After clashing at the start of the last century with German settlers in modern-day Namibia and then being exploited by South Africa's apartheid regime in the 1980s, the San, also known as Bushmen, were now threatened by the 21st century curses of unemployment, poverty, alcohol abuse and HIV/Aids.
While the plight of the San in Botswana made headlines in recent months after authorities illegally evicted tribes from the Kalahari, their kinsmen in Namibia and SA had fared little better in protecting their traditional habitat.
A glimmer of hope lied in tourism as operators discovered this remote part of Namibia, where the likes of Gcao Nari, a grandmother of the Juhoansi San tribe, showcased the ancient art of threading ostrich shell beads.
30 000 San remain in Namibia
But in a sign of the times, the beads that Nari painstakingly needles under the fierce sun were imported from neighbouring SA since there were no ostriches left in the area of the remote northeastern Otjozondjupa region.
Nari spoke softly to her granddaughter in the ancient San tongue, with complicated clicks rolling from her lips as she enthuses about tentative plans to re-introduce game to the area as a source of food and income for a people with unparalleled hunting abilities.
She said: "Then my grandchildren can be taught to hunt again." About 30 000 San remained in Namibia, with the Haikom and Juhoansi the largest groups.
Their numbers dived from the start of the last century after then colonial rulers, Germany, allowed growing numbers of white settlers to shoot Bushmen and encroached on their traditional hunting grounds.
SA took over the territory's administration during the World War 1 until Namibia's independence in 1990, which followed a protracted liberation war.
'They used my husband'
Nari remembered the 1970s when the SA military came to enlist the help of the San in return for certain favours.
"They used my husband and other men of our village as trackers along the border with Angola to fight freedom fighters," she said through an interpreter.

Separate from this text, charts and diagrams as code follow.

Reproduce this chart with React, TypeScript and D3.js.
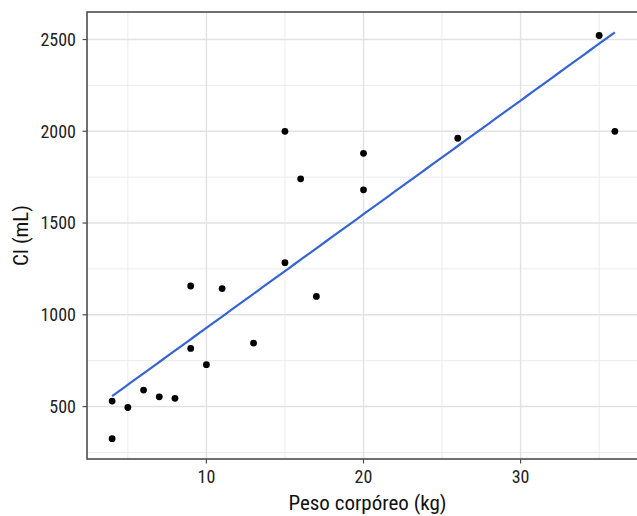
import React from "react";
import * as d3 from "d3";

const weightKg = [4, 4, 5, 6, 7, 8, 9, 9, 10, 11, 13, 15, 15, 16, 17, 20, 20, 26, 35, 36];
const ciMl = [530, 325, 495, 590, 553, 545, 1157, 817, 728, 1143, 846, 1284, 2000, 1741, 1100, 1880, 1681, 1962, 2522, 2000];
const xTicks = [10, 20, 30];
const xMinor = [5, 15, 25, 35];
const yTicks = [500, 1000, 1500, 2000, 2500];
const yMinor = [250, 750, 1250, 1750, 2250];
const xTitle = "Peso corpóreo (kg)";
const yTitle = "CI (mL)";

const W = 637;
const H = 516;
const left = 87;
const right = 640;
const top = 12;
const bottom = 459;
const FONT = "'Liberation Sans Narrow', 'Roboto Condensed', 'Arial Narrow', sans-serif";

export default function App() {
  const pts = weightKg.map((x, i) => ({ x, y: ciMl[i] }));
  const mx = d3.mean(weightKg)!;
  const my = d3.mean(ciMl)!;
  const sxx = d3.sum(weightKg, (x) => (x - mx) * (x - mx));
  const sxy = d3.sum(pts, (p) => (p.x - mx) * p.y);
  const slope = sxy / sxx;
  const intercept = my - slope * mx;
  const [x0, x1] = d3.extent(weightKg) as [number, number];
  const fit = d3.range(0, 81).map((i) => {
    const x = x0 + ((x1 - x0) * i) / 80;
    return { x, y: intercept + slope * x };
  });

  const xr = x1 - x0;
  const allY = ciMl.concat(fit.map((f) => f.y));
  const ylo = d3.min(allY)!;
  const yhi = d3.max(allY)!;
  const yr = yhi - ylo;

  const xs = d3.scaleLinear().domain([x0 - 0.05 * xr, x1 + 0.05 * xr]).range([left, right]);
  const ys = d3.scaleLinear().domain([ylo - 0.05 * yr, yhi + 0.05 * yr]).range([bottom, top]);

  const line = d3
    .line<{ x: number; y: number }>()
    .x((d) => xs(d.x))
    .y((d) => ys(d.y));

  return (
    <svg
      width={W}
      height={H}
      style={{ position: "absolute", left: 0, top: 0, background: "#fff" }}
      fontFamily={FONT}
    >
      <rect x={0} y={0} width={W} height={H} fill="#fff" />
      {xMinor.map((v) => (
        <line key={"xm" + v} x1={xs(v)} x2={xs(v)} y1={top} y2={bottom} stroke="#ebebeb" strokeWidth={1} />
      ))}
      {yMinor.map((v) => (
        <line key={"ym" + v} x1={left} x2={right} y1={ys(v)} y2={ys(v)} stroke="#ebebeb" strokeWidth={1} />
      ))}
      {xTicks.map((v) => (
        <line key={"xg" + v} x1={xs(v)} x2={xs(v)} y1={top} y2={bottom} stroke="#e2e2e2" strokeWidth={1.4} />
      ))}
      {yTicks.map((v) => (
        <line key={"yg" + v} x1={left} x2={right} y1={ys(v)} y2={ys(v)} stroke="#e2e2e2" strokeWidth={1.4} />
      ))}
      <path d={line(fit) || ""} fill="none" stroke="#3564d4" strokeWidth={2.2} />
      {pts.map((p, i) => (
        <circle key={i} cx={xs(p.x)} cy={ys(p.y)} r={3.4} fill="#000" />
      ))}
      <rect
        x={left}
        y={top}
        width={right - left}
        height={bottom - top}
        fill="none"
        stroke="#4d4d4d"
        strokeWidth={1.6}
      />
      {yTicks.map((v) => (
        <g key={"yt" + v}>
          <line x1={left - 4.5} x2={left} y1={ys(v)} y2={ys(v)} stroke="#4d4d4d" strokeWidth={1.2} />
          <text x={left - 11} y={ys(v)} dy="0.35em" textAnchor="end" fontSize={18} fill="#222">
            {v}
          </text>
        </g>
      ))}
      {xTicks.map((v) => (
        <g key={"xt" + v}>
          <line x1={xs(v)} x2={xs(v)} y1={bottom} y2={bottom + 4.5} stroke="#4d4d4d" strokeWidth={1.2} />
          <text x={xs(v)} y={483} textAnchor="middle" fontSize={18} fill="#222">
            {v}
          </text>
        </g>
      ))}
      <text x={(left + right) / 2 + 4} y={510} textAnchor="middle" fontSize={21} fill="#111">
        {xTitle}
      </text>
      <text
        transform={`translate(28, ${(top + bottom) / 2}) rotate(-90)`}
        textAnchor="middle"
        fontSize={21}
        fill="#111"
      >
        {yTitle}
      </text>
    </svg>
  );
}
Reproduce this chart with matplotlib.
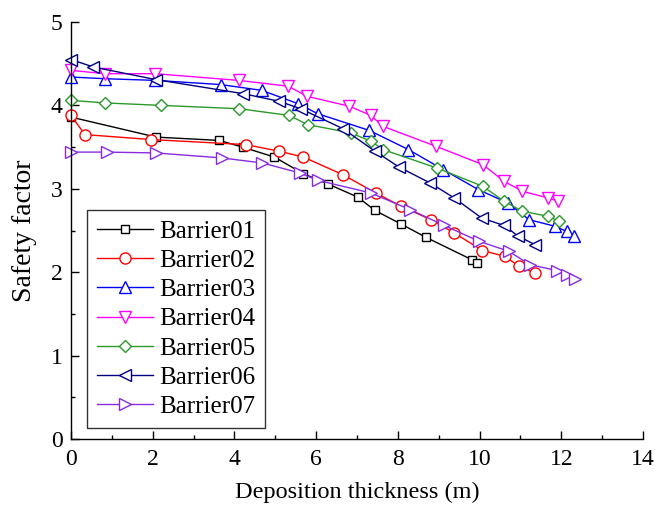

"The military drilled boreholes for us and taught our children, their doctors in uniform gave us medical treatment and my husband earned a salary."
Other San like the Khwe and Vasekele originated in Angola, were employed by Portuguese colonial military forces during that country's liberation struggle, but fled to Namibia after Angolan independence in 1975.
They were wedged between two warring factions.
The SA military gave them shelter in then South West Africa; the men became trackers and soldiers in a special 'Bushman Battalion' against the Peoples' Liberation Army of Namibia (PLAN).
In 1990, at least 17nbsp;000 San soldiers and their families took up an offer from the Pretoria government to settle at Schmidtsdrift, near Kimberley in SA's arid Northern Cape province, fearing reprisals from the new Namibian government if they stayed.